Repeat the lines below exactly as they appear, but leave out the images.

::: COLLECTED MATERIAL

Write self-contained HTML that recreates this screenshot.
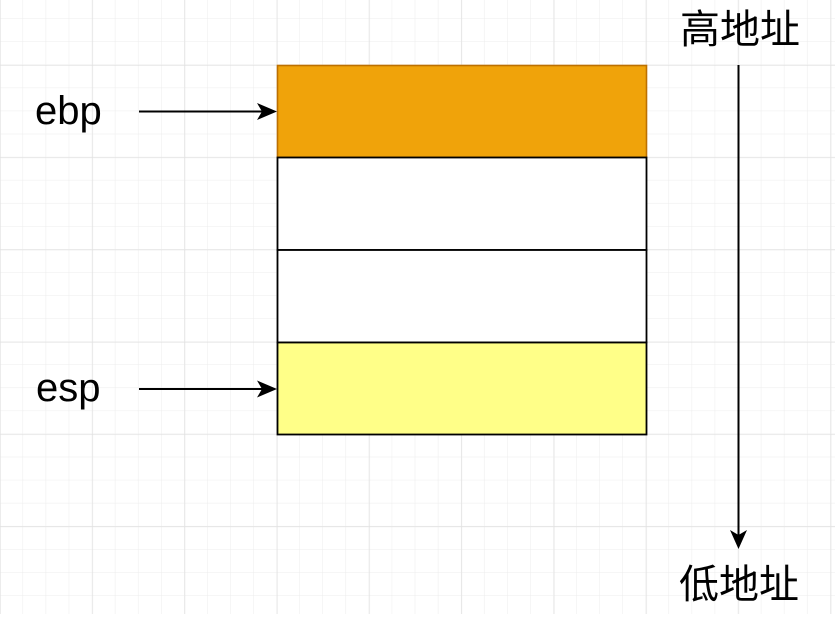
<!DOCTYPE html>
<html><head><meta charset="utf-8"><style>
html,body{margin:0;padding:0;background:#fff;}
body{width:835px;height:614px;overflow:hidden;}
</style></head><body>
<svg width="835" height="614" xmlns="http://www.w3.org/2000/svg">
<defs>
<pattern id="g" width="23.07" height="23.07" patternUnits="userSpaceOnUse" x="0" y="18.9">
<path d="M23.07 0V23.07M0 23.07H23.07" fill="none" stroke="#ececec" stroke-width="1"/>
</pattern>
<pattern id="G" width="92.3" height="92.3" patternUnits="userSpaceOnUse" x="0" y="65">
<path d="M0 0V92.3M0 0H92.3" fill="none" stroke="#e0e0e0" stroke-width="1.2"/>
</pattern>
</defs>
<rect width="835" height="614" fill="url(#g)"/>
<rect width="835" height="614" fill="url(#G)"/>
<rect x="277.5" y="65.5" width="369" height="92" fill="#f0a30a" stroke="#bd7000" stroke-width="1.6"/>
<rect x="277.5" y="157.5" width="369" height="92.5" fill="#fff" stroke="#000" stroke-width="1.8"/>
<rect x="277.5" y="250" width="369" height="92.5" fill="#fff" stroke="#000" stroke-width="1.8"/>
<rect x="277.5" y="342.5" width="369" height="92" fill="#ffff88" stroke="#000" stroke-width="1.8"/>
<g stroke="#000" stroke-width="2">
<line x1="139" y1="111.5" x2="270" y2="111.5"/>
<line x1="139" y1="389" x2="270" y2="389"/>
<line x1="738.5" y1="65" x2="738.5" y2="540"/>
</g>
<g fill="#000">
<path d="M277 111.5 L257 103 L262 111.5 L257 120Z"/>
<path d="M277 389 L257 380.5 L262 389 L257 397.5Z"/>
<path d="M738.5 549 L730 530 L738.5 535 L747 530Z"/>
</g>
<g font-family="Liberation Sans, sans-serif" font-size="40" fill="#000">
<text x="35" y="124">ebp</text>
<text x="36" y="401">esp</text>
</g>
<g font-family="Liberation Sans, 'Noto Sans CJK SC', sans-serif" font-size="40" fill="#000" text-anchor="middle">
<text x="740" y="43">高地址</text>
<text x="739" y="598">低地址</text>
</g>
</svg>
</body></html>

::::::

### WORKED SOLUTION
Write self-contained HTML that recreates this screenshot.
<!DOCTYPE html>
<html><head><meta charset="utf-8"><style>
html,body{margin:0;padding:0;background:#fff;}
body{width:835px;height:614px;overflow:hidden;}
</style></head><body>
<svg width="835" height="614" xmlns="http://www.w3.org/2000/svg">
<defs>
<pattern id="g" width="23.07" height="23.07" patternUnits="userSpaceOnUse" x="0" y="18.9">
<path d="M23.07 0V23.07M0 23.07H23.07" fill="none" stroke="#ececec" stroke-width="1"/>
</pattern>
<pattern id="G" width="92.3" height="92.3" patternUnits="userSpaceOnUse" x="0" y="65">
<path d="M0 0V92.3M0 0H92.3" fill="none" stroke="#e0e0e0" stroke-width="1.2"/>
</pattern>
</defs>
<rect width="835" height="614" fill="url(#g)"/>
<rect width="835" height="614" fill="url(#G)"/>
<rect x="277.5" y="65.5" width="369" height="92" fill="#f0a30a" stroke="#bd7000" stroke-width="1.6"/>
<rect x="277.5" y="157.5" width="369" height="92.5" fill="#fff" stroke="#000" stroke-width="1.8"/>
<rect x="277.5" y="250" width="369" height="92.5" fill="#fff" stroke="#000" stroke-width="1.8"/>
<rect x="277.5" y="342.5" width="369" height="92" fill="#ffff88" stroke="#000" stroke-width="1.8"/>
<g stroke="#000" stroke-width="2">
<line x1="139" y1="111.5" x2="270" y2="111.5"/>
<line x1="139" y1="389" x2="270" y2="389"/>
<line x1="738.5" y1="65" x2="738.5" y2="540"/>
</g>
<g fill="#000">
<path d="M277 111.5 L257 103 L262 111.5 L257 120Z"/>
<path d="M277 389 L257 380.5 L262 389 L257 397.5Z"/>
<path d="M738.5 549 L730 530 L738.5 535 L747 530Z"/>
</g>
<g font-family="Liberation Sans, sans-serif" font-size="40" fill="#000">
<text x="35" y="124">ebp</text>
<text x="36" y="401">esp</text>
</g>
<g font-family="Liberation Sans, 'Noto Sans CJK SC', sans-serif" font-size="40" fill="#000" text-anchor="middle">
<text x="740" y="43">高地址</text>
<text x="739" y="598">低地址</text>
</g>
</svg>
</body></html>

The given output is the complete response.